The “Museum Piranesi” project is an extraordinary adventure in art history with a great significance on a European level. Professor Pierluigi Panza has dedicated more than twenty years, from his doctoral research to today, to the study of Giovanni Battista Piranesi. Panza’s research led him to discover that Piranesi was not only an engraver and architect, but that he also excavated, restored, collected and sold Ancient Roman artefacts in his ‘house-museum’ of Palazzo Tomati in Rome. Since 2011, on the basis of manuscripts, engravings and texts of the time, Panza has been identifying where these works are now located in an effort to envisage the “Museum Piranesi”.

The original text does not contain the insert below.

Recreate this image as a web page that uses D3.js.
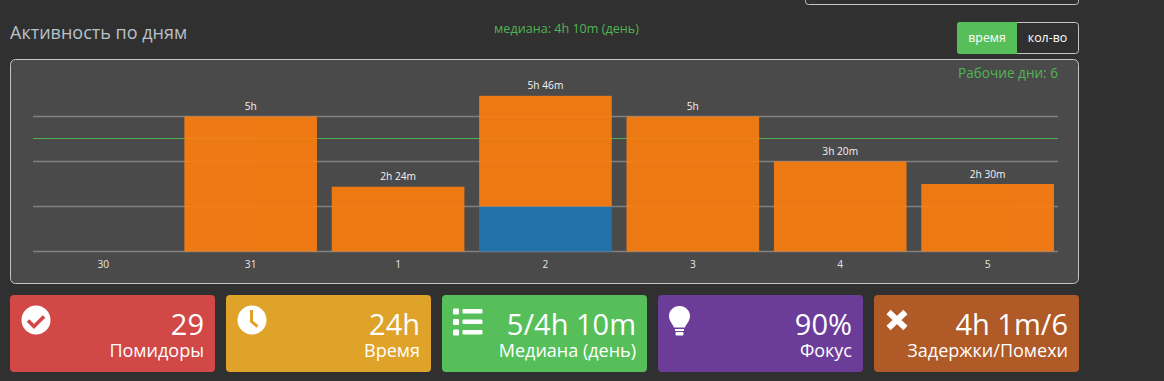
<!DOCTYPE html>
<html>
<head>
<meta charset="utf-8">
<script src="https://cdn.jsdelivr.net/npm/d3@7"></script>
<style>
    html, body { margin: 0; padding: 0; background: #303030; overflow: hidden; }
    text { font-family: "Open Sans", sans-serif; }
</style>
</head>
<body>
<div id="chart"></div>
<script>
const days = ['30', '31', '1', '2', '3', '4', '5'];
const blueMinutes = [0, 0, 0, 100, 0, 0, 0];
const orangeMinutes = [0, 300, 144, 246, 300, 200, 150];
const barLabels = ['', '5h', '2h 24m', '5h 46m', '5h', '3h 20m', '2h 30m'];
const gridMinutes = [0, 100, 200, 300];
const medianMinutes = 250;

const cardValues = ['29', '24h', '5/4h 10m', '90%', '4h 1m/6'];
const cardLabels = ['Помидоры', 'Время', 'Медиана (день)', 'Фокус', 'Задержки/Помехи'];
const cardColors = ['#d14846', '#e0a329', '#56bf5a', '#6b3d99', '#b05a28'];

const width = 1164;
const height = 381;
const plot = { left: 33, right: 1058, top: 59, bottom: 251.5 };

const svg = d3.select('#chart')
    .append('svg')
    .attr('width', width)
    .attr('height', height)
    .style('display', 'block');

// box cut off at the top of the page
svg.append('rect')
    .attr('x', 805.5).attr('y', -10)
    .attr('width', 273).attr('height', 14.5)
    .attr('rx', 3)
    .attr('fill', '#303030')
    .attr('stroke', '#c4c4c4');

svg.append('text')
    .attr('x', 10).attr('y', 38.5)
    .attr('font-size', 18)
    .attr('fill', '#b9c0c6')
    .text('Активность по дням');

svg.append('text')
    .attr('x', 566.5).attr('y', 33)
    .attr('text-anchor', 'middle')
    .attr('font-size', 12.6)
    .attr('fill', '#4fb553')
    .text('медиана: 4h 10m (день)');

// time / count switch
const toggle = svg.append('g');
toggle.append('rect')
    .attr('x', 957.5).attr('y', 22.5)
    .attr('width', 121).attr('height', 31)
    .attr('rx', 3)
    .attr('fill', '#303030')
    .attr('stroke', '#c4c4c4');
toggle.append('path')
    .attr('d', 'M1017 22H960a3 3 0 0 0-3 3V51a3 3 0 0 0 3 3H1017Z')
    .attr('fill', '#56bf5a');
toggle.append('text')
    .attr('x', 987).attr('y', 41.5)
    .attr('text-anchor', 'middle')
    .attr('font-size', 12.4)
    .attr('fill', '#fff')
    .text('время');
toggle.append('text')
    .attr('x', 1047.5).attr('y', 41.5)
    .attr('text-anchor', 'middle')
    .attr('font-size', 12.4)
    .attr('fill', '#fff')
    .text('кол-во');

// chart panel
svg.append('rect')
    .attr('x', 10.5).attr('y', 59.5)
    .attr('width', 1068).attr('height', 224)
    .attr('rx', 5)
    .attr('fill', '#4a4a4a')
    .attr('stroke', '#c4c4c4');

svg.append('text')
    .attr('x', 1058).attr('y', 78)
    .attr('text-anchor', 'end')
    .attr('font-size', 13.6)
    .attr('fill', '#4fb553')
    .text('Рабочие дни: 6');

const xScale = d3.scaleBand()
    .domain(days)
    .range([29.6, 1061.3])
    .paddingInner(0.1)
    .paddingOuter(0.05);

const yScale = d3.scaleLinear()
    .domain([0, 300])
    .range([plot.bottom, 116.5]);

const yAxis = svg.append('g')
    .attr('transform', `translate(${plot.left}, 0)`)
    .call(d3.axisLeft(yScale)
        .tickValues(gridMinutes)
        .tickSize(-(plot.right - plot.left))
        .tickFormat(''));
yAxis.select('.domain').remove();
yAxis.selectAll('.tick').attr('transform', d => `translate(0, ${yScale(d)})`);
yAxis.selectAll('line')
    .attr('stroke', '#808080')
    .attr('stroke-width', 1.5);

svg.append('line')
    .attr('x1', plot.left).attr('x2', plot.right)
    .attr('y1', yScale(medianMinutes) - 0.5).attr('y2', yScale(medianMinutes) - 0.5)
    .attr('stroke', '#4caf50')
    .attr('stroke-width', 1);

const xAxis = svg.append('g')
    .attr('transform', `translate(0, ${plot.bottom})`)
    .call(d3.axisBottom(xScale).tickSize(0).tickPadding(9));
xAxis.select('.domain').remove();
xAxis.selectAll('text')
    .attr('font-family', '"Open Sans", sans-serif')
    .attr('font-size', 10.2)
    .attr('fill', '#e6e6e6');

const bars = svg.append('g').attr('opacity', 0.9);

bars.selectAll('.blue')
    .data(days)
    .join('rect')
    .attr('class', 'blue')
    .attr('x', d => xScale(d))
    .attr('width', xScale.bandwidth())
    .attr('y', (d, i) => yScale(blueMinutes[i]))
    .attr('height', (d, i) => yScale(0) - yScale(blueMinutes[i]))
    .attr('fill', '#1f77b4');

bars.selectAll('.orange')
    .data(days)
    .join('rect')
    .attr('class', 'orange')
    .attr('x', d => xScale(d))
    .attr('width', xScale.bandwidth())
    .attr('y', (d, i) => yScale(blueMinutes[i] + orangeMinutes[i]))
    .attr('height', (d, i) => yScale(blueMinutes[i]) - yScale(blueMinutes[i] + orangeMinutes[i]))
    .attr('fill', '#ff7f0e');

svg.selectAll('.bar-label')
    .data(days)
    .join('text')
    .attr('class', 'bar-label')
    .attr('x', d => xScale(d) + xScale.bandwidth() / 2)
    .attr('y', (d, i) => yScale(blueMinutes[i] + orangeMinutes[i]) - 6.5)
    .attr('text-anchor', 'middle')
    .attr('font-size', 10.2)
    .attr('fill', '#f4f4f4')
    .text((d, i) => barLabels[i]);

// stat cards
const cardScale = d3.scaleBand()
    .domain(cardLabels)
    .range([10, 1079])
    .paddingInner(11 / 216);

const cards = svg.selectAll('.card')
    .data(cardLabels)
    .join('g')
    .attr('class', 'card')
    .attr('transform', d => `translate(${cardScale(d)}, 295)`);

cards.append('rect')
    .attr('width', cardScale.bandwidth())
    .attr('height', 77)
    .attr('rx', 4)
    .attr('fill', (d, i) => cardColors[i]);

cards.append('text')
    .attr('x', cardScale.bandwidth() - 11)
    .attr('y', 40)
    .attr('text-anchor', 'end')
    .attr('font-size', 29)
    .attr('fill', '#fff')
    .text((d, i) => cardValues[i]);

cards.append('text')
    .attr('x', cardScale.bandwidth() - 11)
    .attr('y', 62)
    .attr('text-anchor', 'end')
    .attr('font-size', 18)
    .attr('fill', '#fff')
    .text(d => d);

// card icons
const icons = [
    g => {
        g.append('circle').attr('cx', 26).attr('cy', 25).attr('r', 14.5).attr('fill', '#fff');
        g.append('path').attr('d', 'M18 25.5l6 6 10-10').attr('fill', 'none')
            .attr('stroke', cardColors[0]).attr('stroke-width', 3.6);
    },
    g => {
        g.append('circle').attr('cx', 26).attr('cy', 25).attr('r', 14.5).attr('fill', '#fff');
        g.append('path').attr('d', 'M25.5 15v11.5l6 5').attr('fill', 'none')
            .attr('stroke', cardColors[1]).attr('stroke-width', 3);
    },
    g => {
        d3.range(3).forEach(r => {
            g.append('rect').attr('x', 11).attr('y', 13.5 + r * 10.5).attr('width', 6).attr('height', 6).attr('rx', 1).attr('fill', '#fff');
            g.append('rect').attr('x', 20.5).attr('y', 14 + r * 10.5).attr('width', 20).attr('height', 4.5).attr('rx', 1).attr('fill', '#fff');
        });
    },
    g => {
        g.append('path')
            .attr('d', 'M21.5 11c-6 0-10.5 4.5-10.5 10 0 5 3.5 7.5 5 11.5h11c1.500-4 5-6.500 5-11.500 0-5.500-4.500-10-10.500-10Z')
            .attr('fill', '#fff');
        g.append('rect').attr('x', 17).attr('y', 34).attr('width', 9).attr('height', 2).attr('fill', '#fff');
        g.append('rect').attr('x', 17.500).attr('y', 37).attr('width', 8).attr('height', 3.500).attr('rx', 1).attr('fill', '#fff');
    },
    g => {
        g.append('path').attr('d', 'M14.500 17l17 16M31.500 17l-17 16').attr('fill', 'none')
            .attr('stroke', '#fff').attr('stroke-width', 6);
    }
];
cards.each(function (d, i) { icons[i](d3.select(this)); });
</script>
</body>
</html>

In collaboration with the curators of many museums and private collections in Europe, 269 pieces have been located and identified as having passed through Piranesi’s workshop. The pieces are found in 43 European countries, in both private collections and large museums such as the Vatican and the Capitoline in Rome, the National Museum in Stockholm, the British Museum, the Louvre and the Hermitage. The vast spread of the pieces is evidence of the deep significance of the project on a European level and it exemplifies the grand scope of this undertaking.

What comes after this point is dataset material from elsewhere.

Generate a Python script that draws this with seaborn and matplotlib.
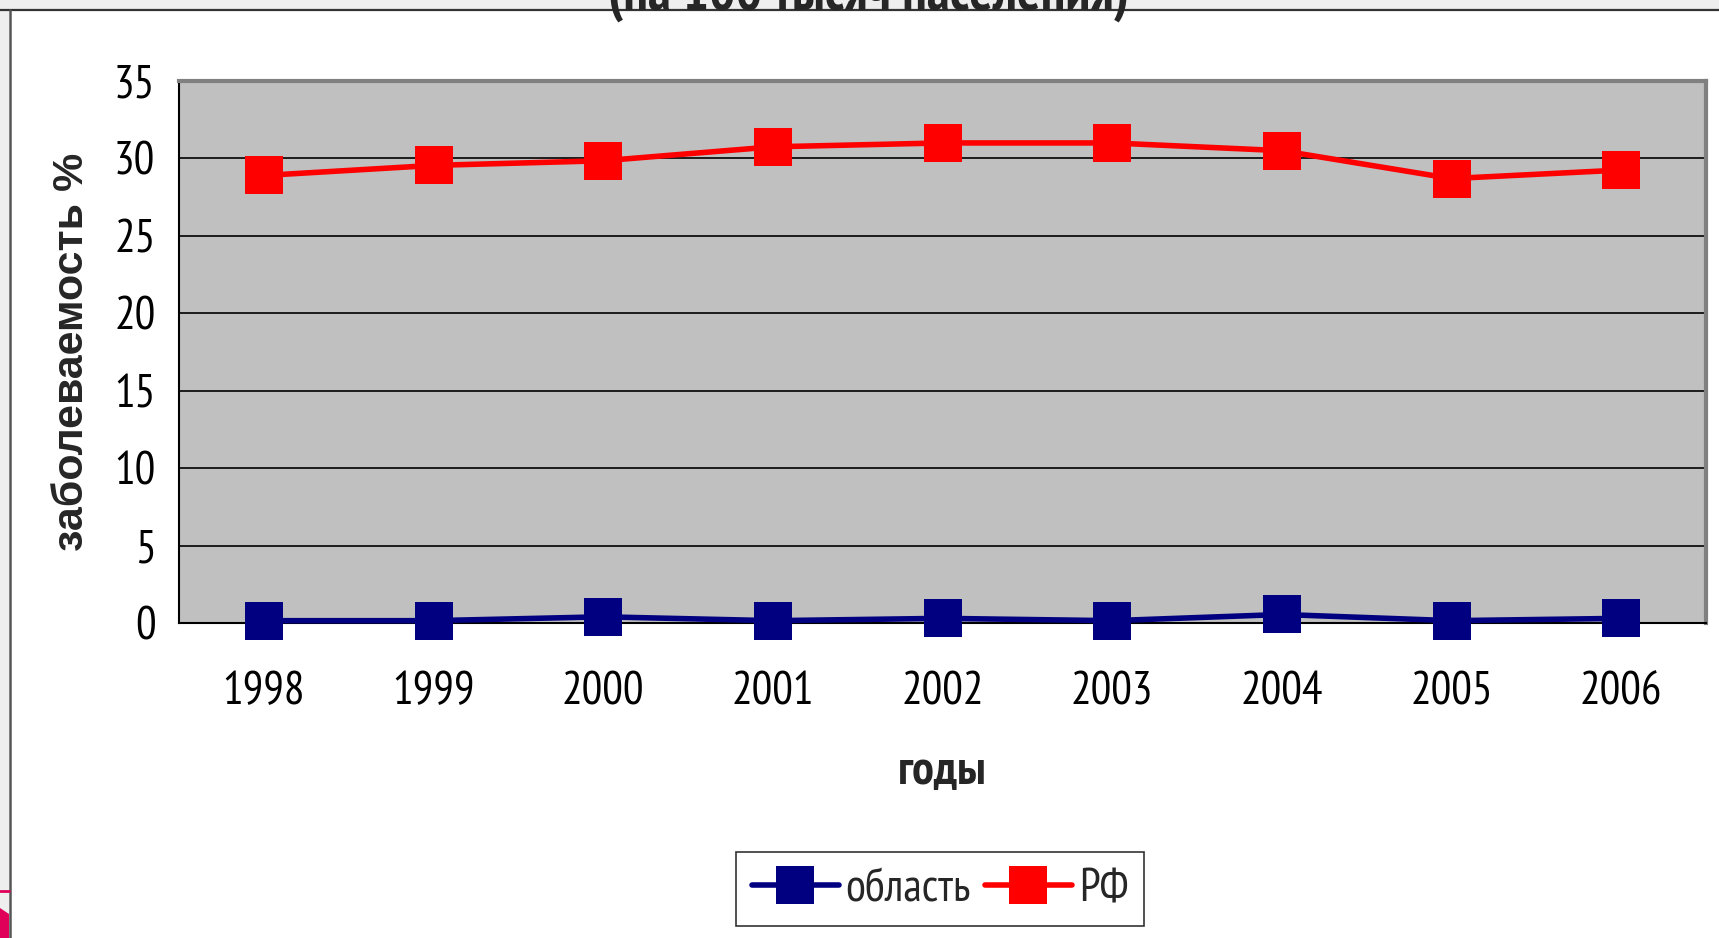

“The dedication of over 20 years by this tireless researcher has made an outstanding contribution to the understanding of antiquity in the 18th-century in Europe and completes our understanding of the oeuvre and influential role of Piranesi”, highlighted the jury.
The investigation was not solely concerned with producing an inventory of these works but aimed to discover the reason for each object entering the collection. On this point, the jury noted that “the investigation has discovered the spread of the collection of antiquity and has identified the links and trajectories of collecting at the time”.
“The success of the project highlights the role that accurate documentation has played in enabling this researcher to correctly identify the pieces and demonstrates the importance and significance of accurate documentation in this way”, emphasised the jury. The research has provided a new understanding of the activities of an 18th-century workshop, the results of which have been extensively published over the past 20 years and which this year will be consolidated in a new publication with illustrations edited by international publisher Skira with the support of Intesa San Paolo. The publication, also to be digitised, will ensure the accessibility of the results and in a sense has reconstructed the 18th-century “Museum Piranesi”.